DESCENDED from Richard Fortescue, Knight, ‘Cupp-bearer to King William the Conqueror’, Sir John Fortescue, (or ‘Sir John Ffoscue’, as he appears in writings of the time), purchased the interest of Salden, near Mursley in the later 16th century.
He also owned the manor of Drayton Parslow, but repeatedly had to complain that the keepers and rangers of Lord Arthur Grey de Wilton, lord of the neighbouring manor of Whaddon, trespassed on his land in pursuit of deer.
In fact his servants had to beat off the intruders with bows and staves and eventually the matter came before the Lords of the Privy Council.
Here, Lord Grey contended that he had a right to fetch any deer of Whaddon Chase which strayed into Salden but the decision of the Lords was that Sir John had the right to ‘absolute uninterrupted possession of his Manors.’
Declaring that “there hath been a continual custom time out of mind for the keepers with hound and horn to hunt and “make in” the deer that had strayed from the Chase,” Arthur got a little upset by this and a while later whilst in London he laid in wait for Sir John with a number of armed men.
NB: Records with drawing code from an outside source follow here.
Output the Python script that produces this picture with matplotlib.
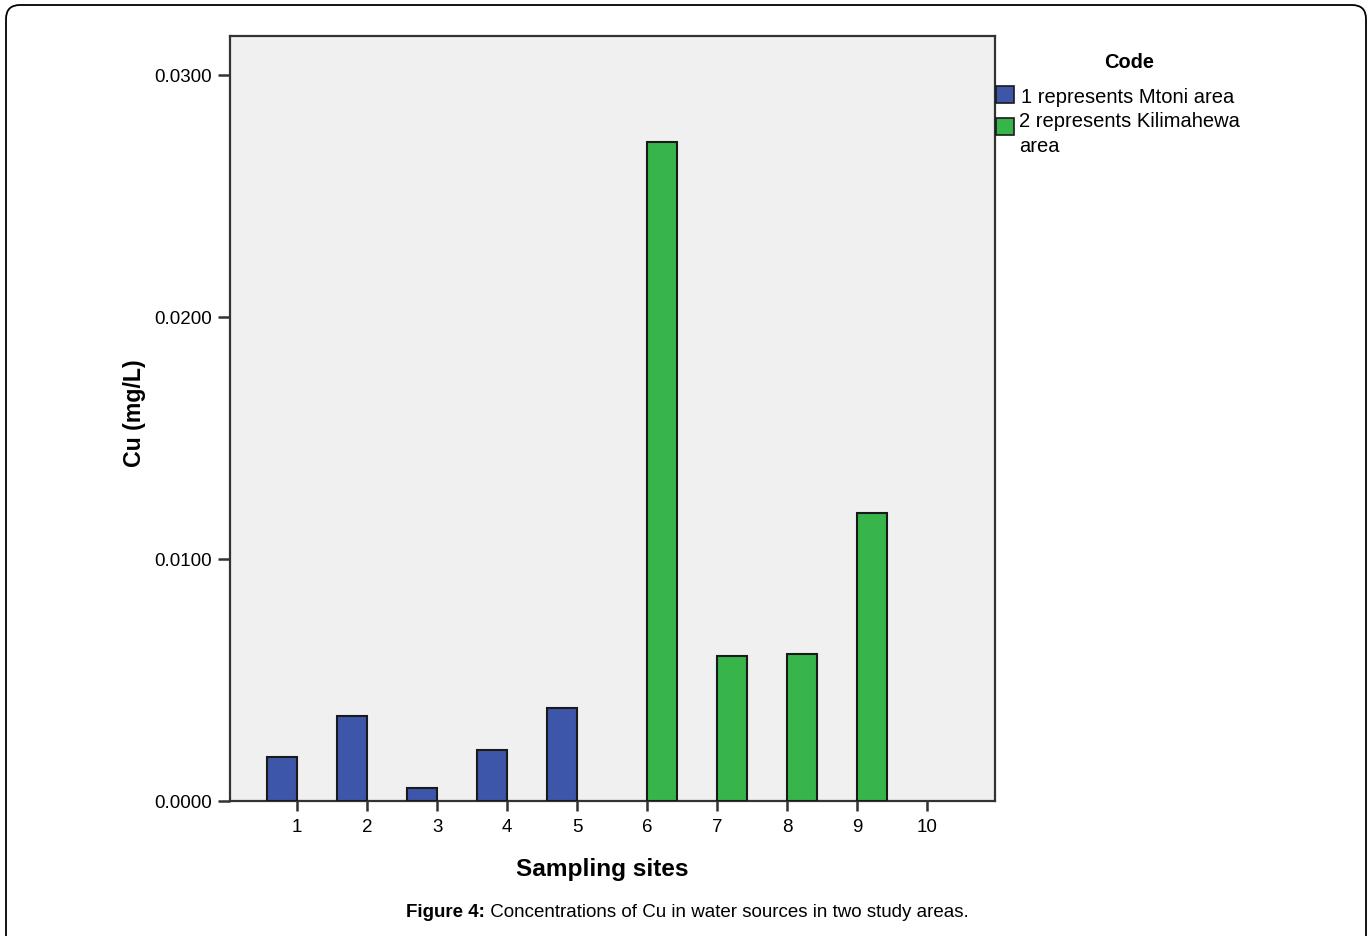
import numpy as np
import matplotlib.pyplot as plt
from matplotlib.patches import Rectangle, FancyBboxPatch

plt.rcParams['font.family'] = ['Liberation Sans', 'DejaVu Sans']

# data
mtoni_sites = [1, 2, 3, 4, 5]
mtoni_cu = [0.00182, 0.00351, 0.00052, 0.00212, 0.00383]
kili_sites = [6, 7, 8, 9]
kili_cu = [0.02724, 0.00599, 0.00609, 0.0119]
site_ticks = [1, 2, 3, 4, 5, 6, 7, 8, 9, 10]
y_ticks = [0.0, 0.01, 0.02, 0.03]
codes = ['1 represents Mtoni area', '2 represents Kilimahewa\narea']
colors = ['#3E56AA', '#38B54A']

W, H = 1371, 937
fig = plt.figure(figsize=(W / 100, H / 100), dpi=100)
ax = fig.add_axes([230 / W, 1 - 802 / H, (995 - 230) / W, (802 - 37) / H])
ax.set_facecolor('#F0F0F0')

w = 0.43
ax.bar(np.array(mtoni_sites) - w / 2, mtoni_cu, width=w, color=colors[0],
       edgecolor='#1a1a1a', linewidth=1.5, zorder=3)
ax.bar(np.array(kili_sites) + w / 2, kili_cu, width=w, color=colors[1],
       edgecolor='#1a1a1a', linewidth=1.5, zorder=3)

ax.set_xlim(0.04, 10.97)
ax.set_ylim(0, 0.03161)
ax.set_xticks(site_ticks)
ax.set_xticklabels([str(s) for s in site_ticks], fontsize=13.5)
ax.set_yticks(y_ticks)
ax.set_yticklabels(['%.4f' % v for v in y_ticks], fontsize=13.5)
ax.tick_params(axis='x', length=7, width=1.8, color='#333333', pad=5)
ax.tick_params(axis='y', length=9, width=1.8, color='#333333', pad=4)
for s in ax.spines.values():
    s.set_color('#333333')
    s.set_linewidth(1.6)

fig.text(602 / W, 1 - 870 / H, 'Sampling sites', fontsize=17.6, fontweight='bold',
         ha='center', va='center')
fig.text(134 / W, 1 - 413 / H, 'Cu (mg/L)', fontsize=16.7, fontweight='bold',
         rotation=90, ha='center', va='center')

# legend
fig.text(1129 / W, 1 - 62 / H, 'Code', fontsize=14.4, fontweight='bold',
         ha='center', va='center')
box_y = [87, 119]
txt_y = [97, 121]
txt_x = [1021, 1019]
for c, lab, by, ty, tx in zip(colors, codes, box_y, txt_y, txt_x):
    fig.add_artist(Rectangle((996 / W, 1 - (by + 17) / H), 18 / W, 17 / H,
                             facecolor=c, edgecolor='#1a1a1a', linewidth=1.2,
                             transform=fig.transFigure))
    fig.text(tx / W, 1 - (ty - 9) / H, lab, fontsize=14.5, ha='left', va='top',
             linespacing=1.4)

# caption
t1 = fig.text(406 / W, 1 - 913 / H, 'Figure 4:', fontsize=13.5, fontweight='bold',
              ha='left', va='center')
ax.annotate(' Concentrations of Cu in water sources in two study areas.',
            xy=(1, 0), xycoords=t1, ha='left', va='bottom', fontsize=13.5,
            annotation_clip=False)

# rounded frame around the figure
fig.add_artist(FancyBboxPatch((6, -30), 1360, H - 6 + 30,
                              boxstyle='round,pad=0,rounding_size=14',
                              facecolor='none', edgecolor='black',
                              linewidth=1.3, transform=None))

fig.savefig('out.png', dpi=100)
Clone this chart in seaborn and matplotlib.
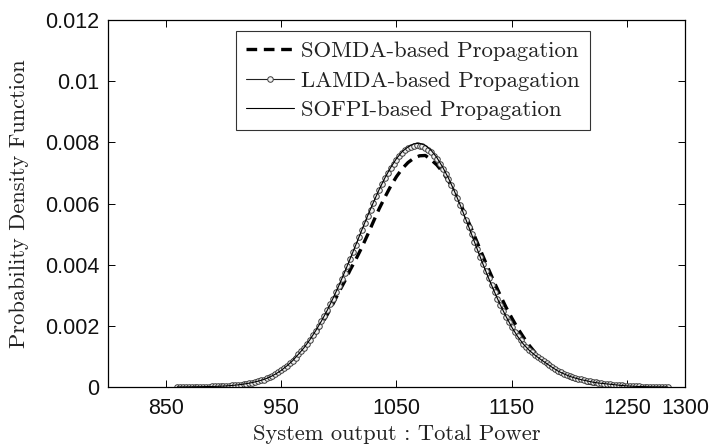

On seeing their quarry coming from Chancery Lane they then “strake him so sore” that he fell off his horse, and he might have been killed through further blows had a servant not pulled his ‘insensible’ body into an adjoining house.
However, Sir John recovered and at the impressive mansion that he built at Salden would entertain Elizabeth I and James I, having enjoyed great favour during their successive reigns.
In fact shortly after his succession it would be here that on June 28, 1603, King James knighted 22 worthies in one session.
Built on the site of an old manor house, the mansion was constructed around a courtyard from locally made bricks at a cost of £33,000, with the principal width measuring 175 feet.
One mas was solely employed to open and close the numerous windows, and during his wanderings would no doubt greatly admire the many family coats of arms, richly depicted in stain glass.
In the grounds of the mansion bowling greens for recreation were laid out although due to a wayward ball it was said that here one of the family members had been killed.
At a local windmill corn was especially ground for the house, while for the impoverished of the district broken victuals were served daily in a nearby field appropriately known as Beggars Mead.
Indeed, any poor people encountered by the Fortescues on their daily walks would be given 2s 6d. As for the opposite end of the social spectrum, when during her famous travels Celia Fiennes encountered the mansion she wrote ‘6 mile to Horwood, thence we pass by a lofty pile of building called Salden, a Gentleman’s house.’
Sir John Fortescue died at Westminster in 1607, and although this was the initial place of his burial his body was later moved to Mursley Church, where notable monuments to the family are to be seen in the chancel.
As for Salden House, this was partly demolished in 1738 and when the remainder succumbed in 1743 the various building materials were sold for about £450 to Thomas Harris, a builder of Cublington.
Only that part of the mansion used as a passage from the kitchen and great parlours escaped demolition, to be later converted into Salden House Farm (However, as a reminder of the former glory the ornate ironwork that graces the balcony of The George, in Winslow, was supposedly once a feature of Salden House).
At the demolition of the mansion the noted antiquarian, Browne Willis, purchased a vestige of the stain glass ‘for a trifle’ (30s) and into the three lights of a north window this he inserted into St. Martin’s Church, which he had founded at Fenny Stratford.
There it may still be seen and especially interesting are the arms of Fortescue impaling ‘Bolein,’ dated 1556, since, possibly due to his relationship with Anne Boleyn, sir John’s father, Sir Adrian Fortescue, had fallen foul of Henry VIII, and, despite his distinguished career as a soldier, was consequently attainted for treason.